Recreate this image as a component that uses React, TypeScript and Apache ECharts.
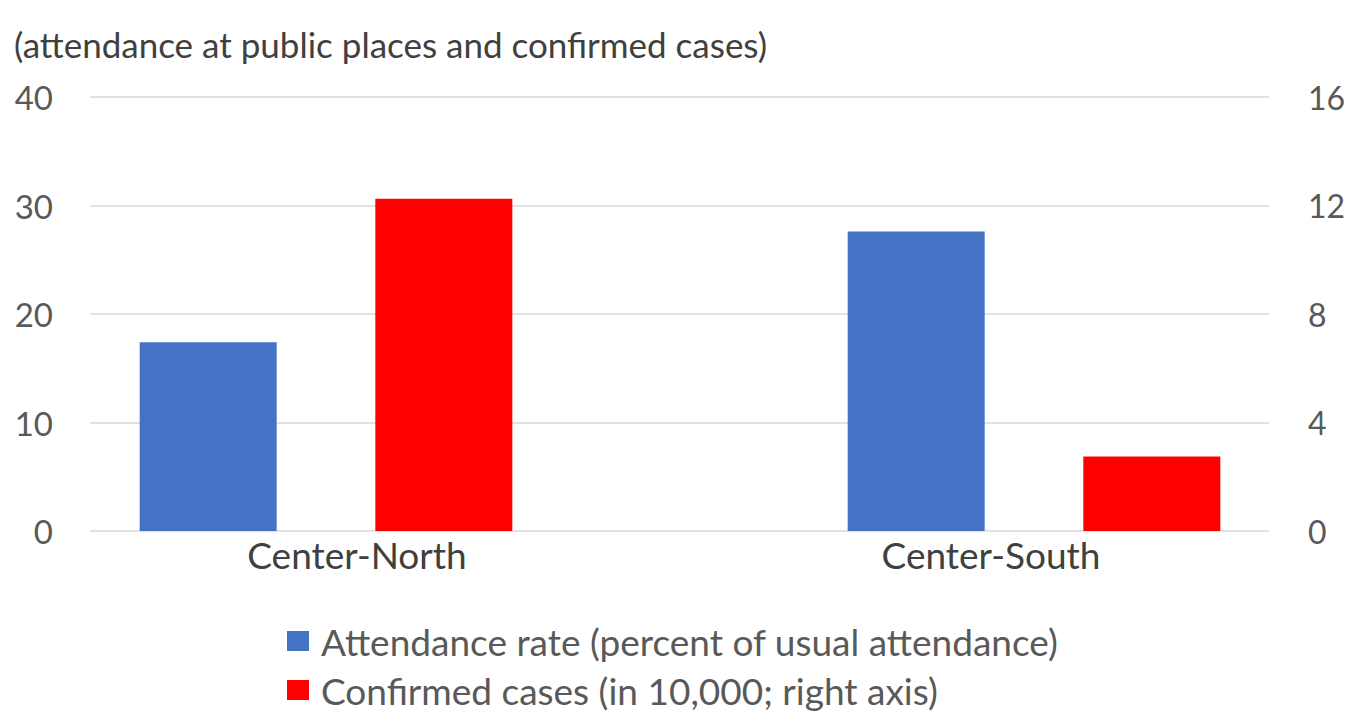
import React, { useEffect, useRef } from "react";
import * as echarts from "echarts";

const titleText = "(attendance at public places and confirmed cases)";
const categories = ["Center-North", "Center-South"];
const attendanceName = "Attendance rate (percent of usual attendance)";
const casesName = "Confirmed cases (in 10,000; right axis)";
const attendance = [17.4, 27.6];
const cases = [12.25, 2.75];
const leftAxis = { min: 0, max: 40, interval: 10 };
const rightAxis = { min: 0, max: 16, interval: 4 };

const FONT = "Lato, 'Open Sans', sans-serif";
const GRAY = "#595959";

export default function App() {
  const ref = useRef<HTMLDivElement>(null);
  useEffect(() => {
    if (!ref.current) return;
    const chart = echarts.init(ref.current, undefined, { renderer: "svg" });
    const top = 97;
    const bottom = 184;
    chart.setOption({
      animation: false,
      backgroundColor: "#ffffff",
      textStyle: { fontFamily: FONT },
      title: {
        text: titleText,
        left: 14,
        top: 26,
        padding: 0,
        textStyle: { fontFamily: FONT, fontSize: 35, fontWeight: "normal", color: "#404040" },
      },
      legend: {
        orient: "vertical",
        left: 287,
        top: 622,
        height: 120,
        width: 1000,
        padding: 0,
        itemWidth: 22,
        itemHeight: 20,
        itemGap: 11,
        icon: "rect",
        data: [attendanceName, casesName],
        textStyle: {
          fontFamily: FONT,
          fontSize: 37,
          color: GRAY,
          lineHeight: 38,
          padding: [0, 0, 0, 7],
        },
      },
      grid: [
        { left: 90, right: 78, top, bottom, outerBoundsMode: "none" },
        { left: -28, width: 1416, top, bottom, outerBoundsMode: "none" },
        { left: 40, width: 1268, top, bottom, outerBoundsMode: "none" },
      ],
      xAxis: [
        { gridIndex: 0, type: "category", data: categories, show: false },
        { gridIndex: 1, type: "category", data: categories, show: false },
        {
          gridIndex: 2,
          type: "category",
          data: categories,
          axisLine: { show: false },
          axisTick: { show: false },
          axisLabel: { margin: 5, fontFamily: FONT, fontSize: 37, color: "#404040" },
        },
      ],
      yAxis: [
        {
          gridIndex: 0,
          type: "value",
          position: "left",
          ...leftAxis,
          axisLine: { show: false },
          axisTick: { show: false },
          axisLabel: { margin: 37, fontFamily: FONT, fontSize: 33, color: GRAY },
          splitLine: { lineStyle: { color: "#d9d9d9", width: 1.5 } },
        },
        {
          gridIndex: 0,
          type: "value",
          position: "right",
          ...rightAxis,
          axisLine: { show: false },
          axisTick: { show: false },
          axisLabel: { margin: 39, fontFamily: FONT, fontSize: 32, color: GRAY },
          splitLine: { show: false },
        },
        { gridIndex: 1, type: "value", ...leftAxis, show: false, splitLine: { show: false } },
        { gridIndex: 1, type: "value", ...rightAxis, show: false, splitLine: { show: false } },
        { gridIndex: 2, type: "value", ...leftAxis, show: false, splitLine: { show: false } },
      ],
      series: [
        {
          name: attendanceName,
          type: "bar",
          xAxisIndex: 1,
          yAxisIndex: 2,
          data: attendance,
          barWidth: 137,
          barGap: "72%",
          itemStyle: { color: "#4472C4" },
        },
        {
          name: casesName,
          type: "bar",
          xAxisIndex: 1,
          yAxisIndex: 3,
          data: cases,
          barWidth: 137,
          barGap: "72%",
          itemStyle: { color: "#FF0000" },
        },
      ],
    });
    return () => chart.dispose();
  }, []);
  return (
    <div
      ref={ref}
      style={{ position: "fixed", left: 0, top: 0, width: 1347, height: 715, background: "#fff" }}
    />
  );
}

★ ★ ★ ★ ★ ★ ★

Skipping the pictures, transcribe each line above exactly as it appears.

Recreate this image as a component that uses React, TypeScript and Apache ECharts.
import React, { useEffect, useRef } from "react";
import * as echarts from "echarts";

const titleText = "(attendance at public places and confirmed cases)";
const categories = ["Center-North", "Center-South"];
const attendanceName = "Attendance rate (percent of usual attendance)";
const casesName = "Confirmed cases (in 10,000; right axis)";
const attendance = [17.4, 27.6];
const cases = [12.25, 2.75];
const leftAxis = { min: 0, max: 40, interval: 10 };
const rightAxis = { min: 0, max: 16, interval: 4 };

const FONT = "Lato, 'Open Sans', sans-serif";
const GRAY = "#595959";

export default function App() {
  const ref = useRef<HTMLDivElement>(null);
  useEffect(() => {
    if (!ref.current) return;
    const chart = echarts.init(ref.current, undefined, { renderer: "svg" });
    const top = 97;
    const bottom = 184;
    chart.setOption({
      animation: false,
      backgroundColor: "#ffffff",
      textStyle: { fontFamily: FONT },
      title: {
        text: titleText,
        left: 14,
        top: 26,
        padding: 0,
        textStyle: { fontFamily: FONT, fontSize: 35, fontWeight: "normal", color: "#404040" },
      },
      legend: {
        orient: "vertical",
        left: 287,
        top: 622,
        height: 120,
        width: 1000,
        padding: 0,
        itemWidth: 22,
        itemHeight: 20,
        itemGap: 11,
        icon: "rect",
        data: [attendanceName, casesName],
        textStyle: {
          fontFamily: FONT,
          fontSize: 37,
          color: GRAY,
          lineHeight: 38,
          padding: [0, 0, 0, 7],
        },
      },
      grid: [
        { left: 90, right: 78, top, bottom, outerBoundsMode: "none" },
        { left: -28, width: 1416, top, bottom, outerBoundsMode: "none" },
        { left: 40, width: 1268, top, bottom, outerBoundsMode: "none" },
      ],
      xAxis: [
        { gridIndex: 0, type: "category", data: categories, show: false },
        { gridIndex: 1, type: "category", data: categories, show: false },
        {
          gridIndex: 2,
          type: "category",
          data: categories,
          axisLine: { show: false },
          axisTick: { show: false },
          axisLabel: { margin: 5, fontFamily: FONT, fontSize: 37, color: "#404040" },
        },
      ],
      yAxis: [
        {
          gridIndex: 0,
          type: "value",
          position: "left",
          ...leftAxis,
          axisLine: { show: false },
          axisTick: { show: false },
          axisLabel: { margin: 37, fontFamily: FONT, fontSize: 33, color: GRAY },
          splitLine: { lineStyle: { color: "#d9d9d9", width: 1.5 } },
        },
        {
          gridIndex: 0,
          type: "value",
          position: "right",
          ...rightAxis,
          axisLine: { show: false },
          axisTick: { show: false },
          axisLabel: { margin: 39, fontFamily: FONT, fontSize: 32, color: GRAY },
          splitLine: { show: false },
        },
        { gridIndex: 1, type: "value", ...leftAxis, show: false, splitLine: { show: false } },
        { gridIndex: 1, type: "value", ...rightAxis, show: false, splitLine: { show: false } },
        { gridIndex: 2, type: "value", ...leftAxis, show: false, splitLine: { show: false } },
      ],
      series: [
        {
          name: attendanceName,
          type: "bar",
          xAxisIndex: 1,
          yAxisIndex: 2,
          data: attendance,
          barWidth: 137,
          barGap: "72%",
          itemStyle: { color: "#4472C4" },
        },
        {
          name: casesName,
          type: "bar",
          xAxisIndex: 1,
          yAxisIndex: 3,
          data: cases,
          barWidth: 137,
          barGap: "72%",
          itemStyle: { color: "#FF0000" },
        },
      ],
    });
    return () => chart.dispose();
  }, []);
  return (
    <div
      ref={ref}
      style={{ position: "fixed", left: 0, top: 0, width: 1347, height: 715, background: "#fff" }}
    />
  );
}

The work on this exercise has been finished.